The natural habitat of the olive colobus includes second growth within tall forests, palm forests and swamps, where they feed in the lower and middle vegetation strata. The olive colobus is mainly folivorous, although it may consume fruits and seeds when available. The diet consists primarily of young leaves, and they tend to avoid mature leaf parts altogether. This is related to the fact that it is a forestomach fermenter with a small body size, which requires it to obtain a very high quality diet. The fact that olive colobus monkeys utilize this type of fermentation also relates to their lack of fruit consumption, because fruits that contain high levels of acid can overly lower the pH of the stomach, causing negative and sometimes lethal effects on microorganisms living within it.

==Behavior==

The olive colobus monkey is a very cryptic and shy animal, which can make the observation and understanding of its behavior difficult. What is known about interactions between olive colobus monkeys and other related species shows that their social structure is very complex. Olive colobus monkeys are found in small groups containing multiple breeding males, several females, and their infants. Though found in groups of only a few individuals, olive colobus monkeys are almost always seen in association with other monkeys, particularly the Diana monkey, Cercopithecus diana. There have been many suggestions as to how this relationship benefits the olive colobus, such as reducing the risk of predation. A piece of evidence that gives support to this idea is the willingness of the olive colobus to travel to higher altitudes in the tree tops to feed when other species are nearby.
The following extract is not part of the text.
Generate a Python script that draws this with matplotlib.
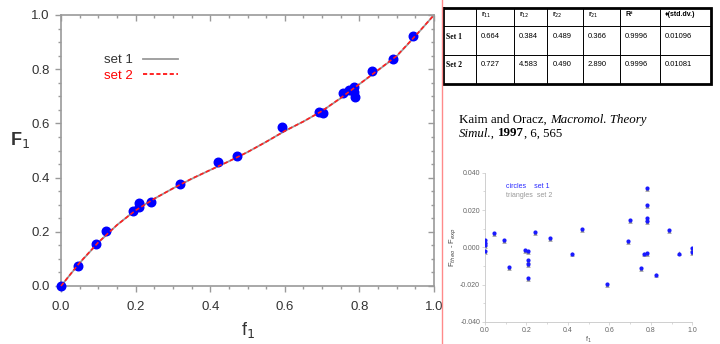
import numpy as np
import matplotlib.pyplot as plt
from matplotlib.ticker import MultipleLocator, FormatStrFormatter
from matplotlib.lines import Line2D

# composition data, main plot (f1 feed, F1 copolymer)
f1_exp = [0.0, 0.045, 0.095, 0.121, 0.194, 0.208, 0.21, 0.241, 0.319, 0.422, 0.473,
          0.592, 0.692, 0.703, 0.757, 0.773, 0.785, 0.785, 0.787, 0.833, 0.891, 0.945]
F1_exp = [0.0, 0.075, 0.156, 0.204, 0.277, 0.306, 0.292, 0.31, 0.376, 0.459, 0.481,
          0.588, 0.643, 0.637, 0.711, 0.723, 0.733, 0.717, 0.699, 0.793, 0.838, 0.922]

# fitted curves
f1_fit = [0.0, 0.05, 0.1, 0.15, 0.2, 0.25, 0.3, 0.35, 0.4, 0.45, 0.5, 0.55, 0.6,
          0.65, 0.7, 0.75, 0.8, 0.85, 0.9, 0.95, 1.0]
F1_set1 = [0.0, 0.085, 0.16, 0.225, 0.28, 0.322, 0.36, 0.395, 0.428, 0.46, 0.494,
           0.532, 0.572, 0.607, 0.646, 0.693, 0.745, 0.796, 0.848, 0.922, 1.0]
F1_set2 = [0.0, 0.086, 0.161, 0.225, 0.279, 0.322, 0.36, 0.396, 0.428, 0.46, 0.494,
           0.532, 0.572, 0.607, 0.646, 0.694, 0.745, 0.797, 0.849, 0.923, 1.0]

# residuals for inset
f1_res = [0.0, 0.0, 0.0, 0.0, 0.043, 0.093, 0.117, 0.193, 0.206, 0.207, 0.207, 0.207,
          0.24, 0.315, 0.418, 0.469, 0.587, 0.688, 0.698, 0.751, 0.768, 0.781,
          0.783, 0.783, 0.783, 0.783, 0.825, 0.886, 0.937, 0.997, 0.997]
res_set1 = [0.0041, 0.0025, 0.0013, -0.0020, 0.0076, 0.0038, -0.0106, -0.0014, -0.0022,
            -0.0068, -0.0088, -0.0164, 0.0081, 0.0049, -0.0034, 0.0097, -0.0198, 0.0034,
            0.0148, -0.0110, -0.0034, -0.0029, 0.0317, 0.0229, 0.0155, 0.0142, -0.0146,
            0.0094, -0.0038, -0.0005, -0.0023]
res_set2 = [0.0036, 0.0020, 0.0008, -0.0025, 0.0072, 0.0034, -0.0110, -0.0019, -0.0027,
            -0.0073, -0.0093, -0.0168, 0.0077, 0.0045, -0.0038, 0.0093, -0.0202, 0.0030,
            0.0143, -0.0114, -0.0038, -0.0033, 0.0312, 0.0224, 0.0150, 0.0137, -0.0150,
            0.0090, -0.0028, -0.0010, -0.0028]

# table
col_labels = ['', 'r$_{11}$', 'r$_{12}$', 'r$_{22}$', 'r$_{21}$', 'R²', '♦(std.dv.)']
row_set1 = ['Set 1', '0.664', '0.384', '0.489', '0.366', '0.9996', '0.01096']
row_set2 = ['Set 2', '0.727', '4.583', '0.490', '2.890', '0.9996', '0.01081']

W, H = 720, 344
fig = plt.figure(figsize=(7.2, 3.44), dpi=100)
plt.rcParams['font.family'] = ['Liberation Sans', 'DejaVu Sans']
grey = '#9a9a9a'
txt = '#333333'
rect = [61 / W, 1 - 286 / H, 373 / W, 271 / H]

# ---- main plot
ax = fig.add_axes(rect)
ax.plot(f1_fit, F1_set1, color=grey, lw=1.3, zorder=2)
ax.scatter(f1_exp, F1_exp, s=38, color='#0000ff', zorder=3, clip_on=False)
ax.plot(f1_fit, F1_set2, color='#ff2020', lw=1.2, ls=(0, (2.5, 1.5)), zorder=4, clip_on=False)
ax.set_xlim(0, 1)
ax.set_ylim(0, 1)
for s in ax.spines.values():
    s.set_color(grey)
    s.set_linewidth(1.2)
for a in (ax.xaxis, ax.yaxis):
    a.set_major_locator(MultipleLocator(0.2))
    a.set_minor_locator(MultipleLocator(0.05))
    a.set_major_formatter(FormatStrFormatter('%.1f'))
ax.tick_params(which='major', direction='out', length=4, width=1, color=grey,
               labelsize=9.5, labelcolor=txt)
ax.tick_params(axis='x', which='major', pad=6.5)
ax.tick_params(axis='y', which='major', pad=4)
ax.tick_params(which='minor', direction='out', length=2.5, width=1, color=grey)

# inward ticks on top and right
ax2 = fig.add_axes(rect, sharex=ax, sharey=ax)
ax2.patch.set_visible(False)
for s in ax2.spines.values():
    s.set_visible(False)
ax2.tick_params(which='both', left=False, bottom=False, top=True, right=True,
                labelleft=False, labelbottom=False, direction='in', color=grey, width=1)
ax2.tick_params(which='major', length=4)
ax2.tick_params(which='minor', length=2.5)

ax.set_xlabel('f$_1$', fontsize=13, color=txt)
ax.xaxis.set_label_coords((248 - 61) / 373, -(320 - 286) / 271)
ax.set_ylabel('F$_1$', fontsize=13, color=txt, rotation=0, fontweight='bold')
ax.yaxis.set_label_coords(-(61 - 20) / 373, (286 - 150) / 271)

handles = [Line2D([], [], color=grey, lw=1.3), Line2D([], [], color='red', lw=1.2, ls=(0, (2.5, 1.5)))]
ax.legend(handles, ['set 1', 'set 2'], markerfirst=False, frameon=False, fontsize=9.5,
          labelcolor=[txt, 'red'], handlelength=2.6, handletextpad=0.8, labelspacing=0.25,
          loc='upper left', bbox_to_anchor=((104 - 61) / 373, (286 - 54) / 271), borderaxespad=0,
          borderpad=0)

# ---- red separator
fig.add_artist(Line2D([442 / W, 442 / W], [0, 1], color='#ff8a8a', lw=1))

# ---- table
tax = fig.add_axes([442.7 / W, 1 - 84 / H, (710.7 - 442.7) / W, (84 - 8.3) / H])
tax.set_xlim(442.7, 710.7)
tax.set_ylim(84, 8.3)
tax.axis('off')
xs = [442.7, 476, 514, 547.3, 582.7, 620, 660, 710.7]
ys = [8.3, 25.7, 55.3, 84]
for x in xs[1:-1]:
    tax.plot([x, x], [ys[0], ys[-1]], color='black', lw=0.7)
for y in ys[1:-1]:
    tax.plot([xs[0], xs[-1]], [y, y], color='black', lw=0.7)
tax.plot([xs[0], xs[-1], xs[-1], xs[0], xs[0]], [ys[0], ys[0], ys[-1], ys[-1], ys[0]],
         color='black', lw=2, clip_on=False, solid_joinstyle='miter')
for j, lab in enumerate(col_labels):
    tax.text(xs[j] + 5, 15, lab, fontsize=5, va='center', ha='left', fontweight='bold')
for row, yc in ((row_set1, 37), (row_set2, 65)):
    for j, v in enumerate(row):
        if j == 0:
            tax.text(xs[j] + 3.5, yc, v, fontsize=5.5, va='center', ha='left',
                     family='Liberation Serif', fontweight='bold')
        else:
            tax.text(xs[j] + 5, yc, v, fontsize=5.5, va='center', ha='left')

# ---- citation, pieced together run by run
def run(x, y, s, **kw):
    t = fig.text(x / W, 1 - y / H, s, fontsize=9.3, family='Liberation Serif',
                 va='center', ha='left', **kw)
    fig.canvas.draw()
    return t.get_window_extent().x1

x = run(459, 119.5, 'Kaim and Oracz, ')
run(x, 119.5, 'Macromol. Theory', style='italic')
x = run(459, 133.5, 'Simul.,', style='italic')
x = run(x + 3, 133.5, '1997', fontweight='bold')
run(x, 133.5, ', 6, 565')

# ---- residual inset
iax = fig.add_axes([485 / W, 1 - 322 / H, 207.3 / W, 149.3 / H])
iax.scatter(f1_res, res_set2, marker='^', s=10, color='#8a8a8a', zorder=2, linewidths=0)
iax.scatter(f1_res, res_set1, marker='o', s=9, color='#1a1aff', zorder=3, linewidths=0)
iax.set_xlim(0, 1)
iax.set_ylim(-0.04, 0.04)
iax.spines['top'].set_visible(False)
iax.spines['right'].set_visible(False)
for s in ('left', 'bottom'):
    iax.spines[s].set_color('#c8c8c8')
    iax.spines[s].set_linewidth(0.6)
iax.xaxis.set_major_locator(MultipleLocator(0.2))
iax.xaxis.set_minor_locator(MultipleLocator(0.1))
iax.yaxis.set_major_locator(MultipleLocator(0.02))
iax.yaxis.set_minor_locator(MultipleLocator(0.01))
iax.xaxis.set_major_formatter(FormatStrFormatter('%.1f'))
iax.yaxis.set_major_formatter(FormatStrFormatter('%.3f'))
iax.tick_params(which='both', direction='out', color='#c8c8c8', width=0.5,
                labelsize=5, labelcolor='#666666', pad=1.5)
iax.tick_params(which='major', length=2)
iax.tick_params(which='minor', length=1.2)
iax.set_xlabel('f$_1$', fontsize=5, color='#555555')
iax.xaxis.set_label_coords(0.5, -0.085)
iax.set_ylabel('F$_{theo}$ - F$_{exp}$', fontsize=5.5, color='#444444', labelpad=1)
iax.text(0.1, 0.0328, 'circles    set 1', fontsize=5, color='#2a2aff', va='center')
iax.text(0.1, 0.0280, 'triangles  set 2', fontsize=5, color='#999999', va='center')

fig.savefig('out.png', dpi=100)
In addition to serving as a means of predator avoidance, the close association with Diana monkeys is a mechanism used by male olive colobus monkeys to obtain new female mates. The olive colobus mating system is unique in that unlike many species living in small groups, there is no evidence of male monopolization over females. It has been proposed that females use aspects of their reproductive biology(long receptive periods, promiscuous mating, and mating overlap among females) along with mating behaviors to limit the monopolization of males in a group. Benefits to the avoidance of male monopolization include direct or indirect female mate choice, decreasing the risk of infanticide, and increased paternal care for offspring.

==Conservation==

The olive colobus monkey is very susceptible to habitat loss due to increased encroachment of hunters and farmers on both protected and unprotected lands. In order to ensure that this threatened species is protected, the olive colobus has been listed under Appendix II of CITES (the Convention on International Trade in Endangered Species of Wild Fauna and Flora) and as a Class A species under the African Convention on the Conservation of Nature and Natural Resources, which monitor the international trade of species and their status in the environment. The olive colobus is also covered in many protected areas including Taï National Park on the Ivory Coast of West Africa, which was declared a Forest and Wildlife Refuge in 1926 and accepted as a biosphere reserve in 1982. The park has a total area of 330,000 hectares, plus a 20,000-hectare buffer zone, where new plantations and settlement are prohibited.

Though efforts have been established in order to protect the olive colobus monkey and its habitat, illegal farming and hunting are still a fundamental threat to this species' survival. To ensure that the olive colobus will thrive in the future, stricter enforcement of laws and regulations should be implemented, as well as the development of educational and public awareness plans. The olive colobus will also benefit from further study and observation.